Restate the data exactly as given and keep the pictures out.

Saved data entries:
[start]
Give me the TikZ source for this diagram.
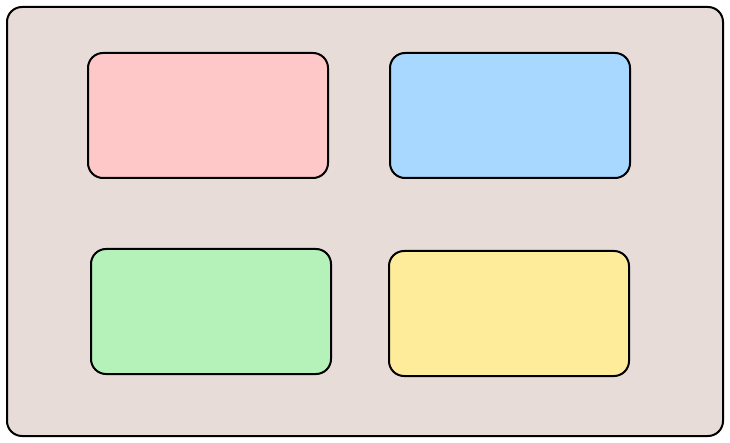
\documentclass[tikz,border=0pt]{standalone}
\begin{document}
\begin{tikzpicture}[x=1pt,y=-1pt,
  panel/.style={draw=black,line width=2pt,rounded corners=15pt,inner sep=0pt,
    minimum width=240pt,minimum height=125pt,anchor=north west},
  outerbox/.style={draw=black,line width=2pt,rounded corners=15pt,fill=bgc}]
\definecolor{bgc}{HTML}{E8DCD9}
\definecolor{pinkc}{HTML}{FFC8C8}
\definecolor{bluec}{HTML}{A8D8FF}
\definecolor{greenc}{HTML}{B4F2BA}
\definecolor{yellowc}{HTML}{FFEC9A}
\useasboundingbox (0,0) rectangle (730,443);
\draw[outerbox] (7,7) rectangle (723,436);
\node[panel,fill=pinkc] (pink) at (87,52) {};
\node[panel,fill=bluec] (blue) at (389,52) {};
\node[panel,fill=greenc] (green) at (90,248) {};
\node[panel,fill=yellowc] (yellow) at (388,250) {};
\end{tikzpicture}
\end{document}
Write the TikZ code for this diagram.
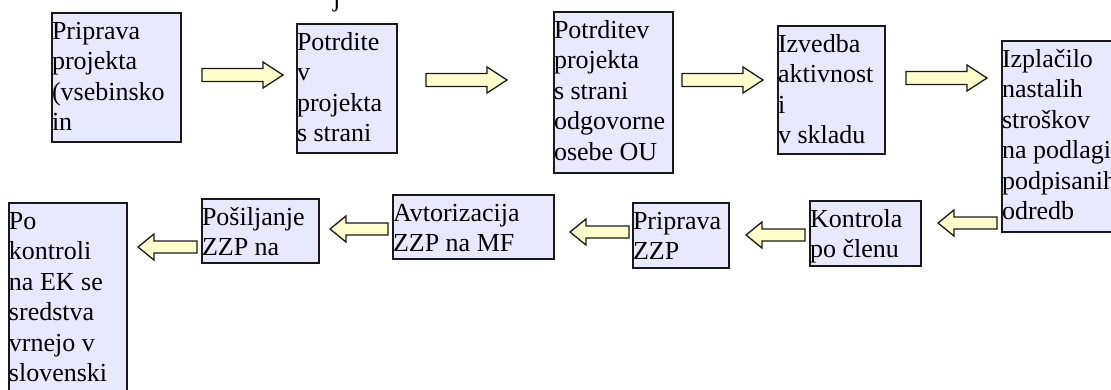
[end]
= Output for this task =
Give me the TikZ source for this diagram.
\documentclass[tikz,border=0pt]{standalone}
\begin{document}
\begin{tikzpicture}[x=1pt,y=-1pt,
  panel/.style={draw=black,line width=2pt,rounded corners=15pt,inner sep=0pt,
    minimum width=240pt,minimum height=125pt,anchor=north west},
  outerbox/.style={draw=black,line width=2pt,rounded corners=15pt,fill=bgc}]
\definecolor{bgc}{HTML}{E8DCD9}
\definecolor{pinkc}{HTML}{FFC8C8}
\definecolor{bluec}{HTML}{A8D8FF}
\definecolor{greenc}{HTML}{B4F2BA}
\definecolor{yellowc}{HTML}{FFEC9A}
\useasboundingbox (0,0) rectangle (730,443);
\draw[outerbox] (7,7) rectangle (723,436);
\node[panel,fill=pinkc] (pink) at (87,52) {};
\node[panel,fill=bluec] (blue) at (389,52) {};
\node[panel,fill=greenc] (green) at (90,248) {};
\node[panel,fill=yellowc] (yellow) at (388,250) {};
\end{tikzpicture}
\end{document}
Write the TikZ code for this diagram.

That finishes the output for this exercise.